Governments must now focus on the key issue of securing jobs and bolstering their finances as they scale down the measures taken to cope with the global financial crisis, the OECD said yesterday. "The global recession has left deep scars," OECD...

Governments must now focus on the key issue of securing jobs and bolstering their finances as they scale down the measures taken to cope with the global financial crisis, the OECD said yesterday.

"The global recession has left deep scars," OECD secretary-general Angel Gurria said in a statement.

"The only way to begin healing them is by taking effective action now to help our economies recover their lost (growth) potential," the head of the Organisation for Economic Cooperation and Development said.

In its latest "Going for Growth" report, the OECD said that as governments remove some of the emergency measures, "they must now ensure that the policies which remain - and new action in the months ahead - boost growth and living standards for the long-term."

The global recession eroded the potential output of OECD economies, resulting in a permanent loss of three percent on average across the group, it said.

Key elements in maintaining standards of living now include "urgent action on jobs, competition and taxes".

"In the current economic climate, the benefits could not only boost long-term living standards and speed up the jobs recovery but also help strengthen public finances," the Paris-based OECD said.

Some of the tax measures taken in response to the crisis could prove beneficial to long-term growth and should be left intact, it recommended.

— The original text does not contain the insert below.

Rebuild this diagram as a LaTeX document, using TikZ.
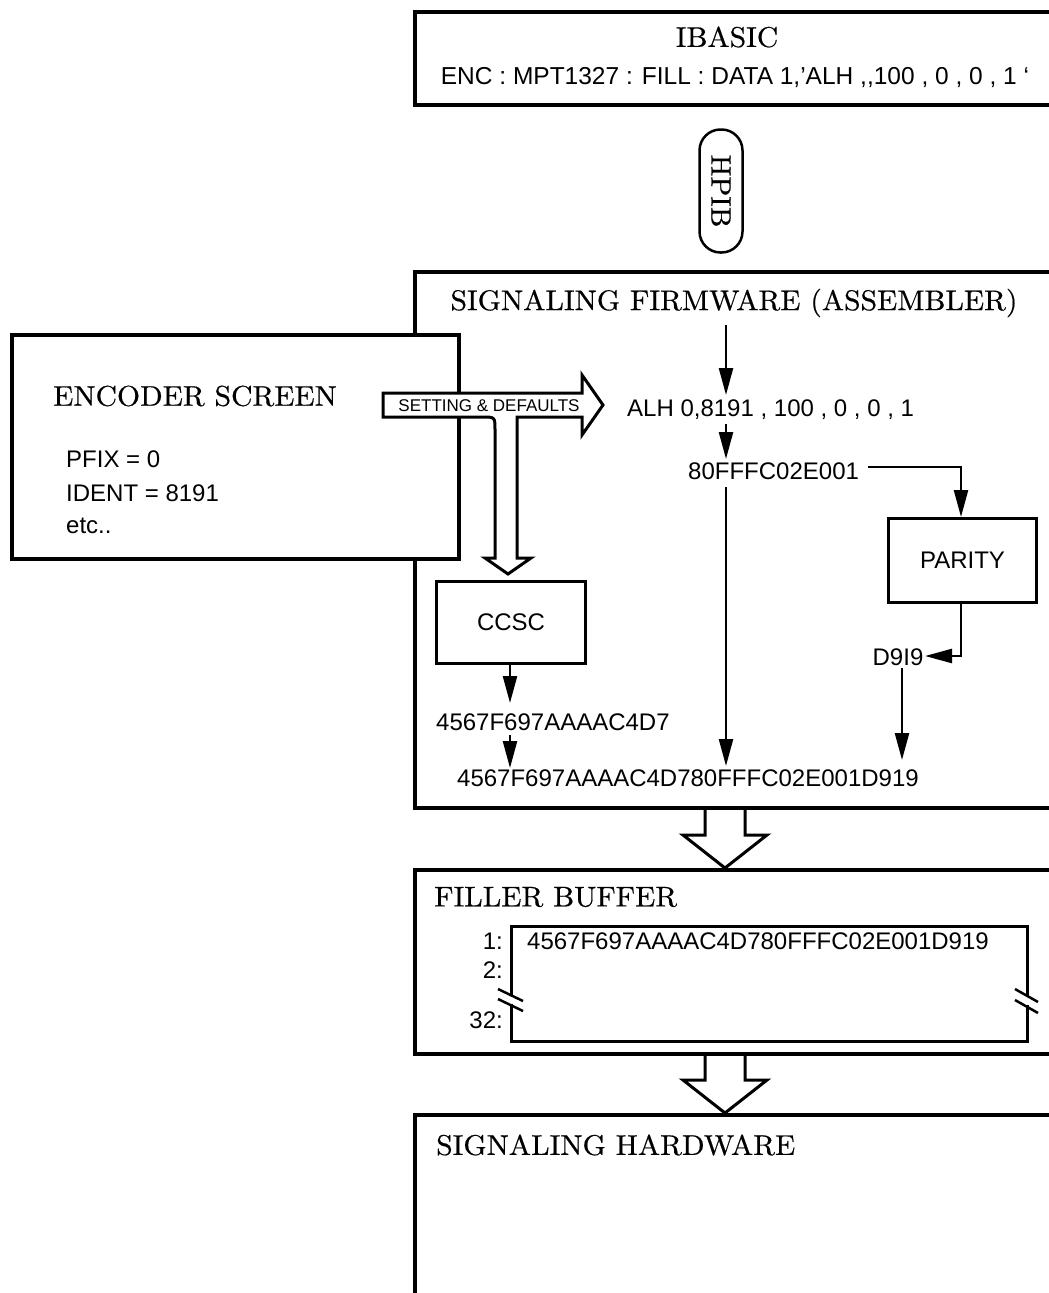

At the same time, "because the crisis has wreaked havoc with public finances, some taxes which were cut will need to be raised," it said.

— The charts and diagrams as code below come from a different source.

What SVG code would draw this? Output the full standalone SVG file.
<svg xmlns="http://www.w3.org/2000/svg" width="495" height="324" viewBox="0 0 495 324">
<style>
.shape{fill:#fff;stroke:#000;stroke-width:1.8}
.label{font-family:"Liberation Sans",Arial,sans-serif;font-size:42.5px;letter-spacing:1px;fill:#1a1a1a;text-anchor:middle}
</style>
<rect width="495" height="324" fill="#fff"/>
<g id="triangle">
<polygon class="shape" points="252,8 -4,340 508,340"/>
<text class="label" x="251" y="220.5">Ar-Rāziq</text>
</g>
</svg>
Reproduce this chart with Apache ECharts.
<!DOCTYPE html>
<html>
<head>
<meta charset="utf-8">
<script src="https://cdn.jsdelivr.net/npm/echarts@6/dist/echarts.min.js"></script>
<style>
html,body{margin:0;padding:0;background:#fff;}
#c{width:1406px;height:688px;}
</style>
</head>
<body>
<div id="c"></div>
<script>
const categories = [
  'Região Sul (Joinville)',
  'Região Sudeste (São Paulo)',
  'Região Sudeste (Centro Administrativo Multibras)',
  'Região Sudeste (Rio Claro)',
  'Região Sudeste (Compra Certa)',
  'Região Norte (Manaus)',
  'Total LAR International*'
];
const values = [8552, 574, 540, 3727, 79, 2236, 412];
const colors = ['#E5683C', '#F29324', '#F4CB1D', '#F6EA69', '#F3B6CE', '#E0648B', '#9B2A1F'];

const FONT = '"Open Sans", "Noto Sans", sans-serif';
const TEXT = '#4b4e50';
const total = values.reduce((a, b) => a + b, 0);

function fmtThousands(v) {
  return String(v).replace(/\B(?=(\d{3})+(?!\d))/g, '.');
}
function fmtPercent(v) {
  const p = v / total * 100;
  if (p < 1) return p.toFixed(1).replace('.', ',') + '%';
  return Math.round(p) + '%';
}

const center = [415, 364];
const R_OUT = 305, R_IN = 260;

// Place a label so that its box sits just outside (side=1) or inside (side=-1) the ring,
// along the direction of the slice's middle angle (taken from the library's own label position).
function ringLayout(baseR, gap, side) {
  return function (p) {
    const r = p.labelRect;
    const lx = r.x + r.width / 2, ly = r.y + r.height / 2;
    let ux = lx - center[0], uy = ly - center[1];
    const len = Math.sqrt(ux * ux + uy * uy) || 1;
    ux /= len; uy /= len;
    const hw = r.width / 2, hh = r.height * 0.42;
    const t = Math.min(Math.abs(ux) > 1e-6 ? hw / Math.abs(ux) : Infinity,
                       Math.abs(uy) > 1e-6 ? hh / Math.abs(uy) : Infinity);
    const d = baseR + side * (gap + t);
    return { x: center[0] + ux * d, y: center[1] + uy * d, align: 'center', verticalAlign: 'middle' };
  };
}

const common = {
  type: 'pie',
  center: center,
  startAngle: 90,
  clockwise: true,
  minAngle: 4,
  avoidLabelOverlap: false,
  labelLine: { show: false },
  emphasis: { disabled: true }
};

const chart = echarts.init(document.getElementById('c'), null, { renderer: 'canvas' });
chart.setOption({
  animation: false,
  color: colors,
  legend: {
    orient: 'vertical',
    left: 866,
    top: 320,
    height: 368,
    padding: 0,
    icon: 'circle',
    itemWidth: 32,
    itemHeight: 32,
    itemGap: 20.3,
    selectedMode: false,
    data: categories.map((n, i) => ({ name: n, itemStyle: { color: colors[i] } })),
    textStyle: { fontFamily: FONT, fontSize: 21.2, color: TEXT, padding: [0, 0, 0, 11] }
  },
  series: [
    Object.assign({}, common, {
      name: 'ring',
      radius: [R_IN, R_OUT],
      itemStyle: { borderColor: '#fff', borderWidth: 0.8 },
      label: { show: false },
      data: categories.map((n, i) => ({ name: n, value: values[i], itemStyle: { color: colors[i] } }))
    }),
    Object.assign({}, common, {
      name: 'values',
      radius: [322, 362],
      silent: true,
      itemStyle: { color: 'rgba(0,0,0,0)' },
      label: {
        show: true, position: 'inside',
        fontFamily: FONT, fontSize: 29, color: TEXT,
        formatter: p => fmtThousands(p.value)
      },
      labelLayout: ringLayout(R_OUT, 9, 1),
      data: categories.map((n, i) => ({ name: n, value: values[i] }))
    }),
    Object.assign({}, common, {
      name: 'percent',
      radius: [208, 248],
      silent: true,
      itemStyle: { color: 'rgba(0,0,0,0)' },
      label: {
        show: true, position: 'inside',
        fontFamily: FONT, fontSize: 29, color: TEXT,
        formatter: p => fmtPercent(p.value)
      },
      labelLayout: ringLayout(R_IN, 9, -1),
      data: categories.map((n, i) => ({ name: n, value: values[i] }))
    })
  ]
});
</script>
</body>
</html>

As revenues fell in the recession while government spending increased, many countries have found their public finances badly strained, forcing them to cut back despite the recovery still being very modest.

Some analysts and officials warn that to withdraw anti-crisis measures too early, before economic recovery is secure, threatens a fall back into a "double-dip" recession.

The OECD report said that "prudential banking regulation can be toughened without undermining competition. Strong supervision even appears to reduce the cost of credit as it helps to level the playing field.

"This is yet another reason why governments should resist allowing current financial sector reform proposals to be watered down," it added.

Excessive risk-taking in the banking sector has been blamed for the worst global slump since the 1930s, sparking talk of tough reforms to remedy the problem, but as the economy recovers, the financial sector has fought back against calls for radical change.

The report also identified priority reforms needed to sustain strong growth in Brazil, China, India, Indonesia and South Africa, with which the OECD has developed a policy of "enhanced engagement".

"Beyond strengthening social welfare and education systems, the report recommends relaxing highly stringent regulations in product markets, strengthening property rights and contract enforcement, deepening financial markets and reducing the size of informal sectors."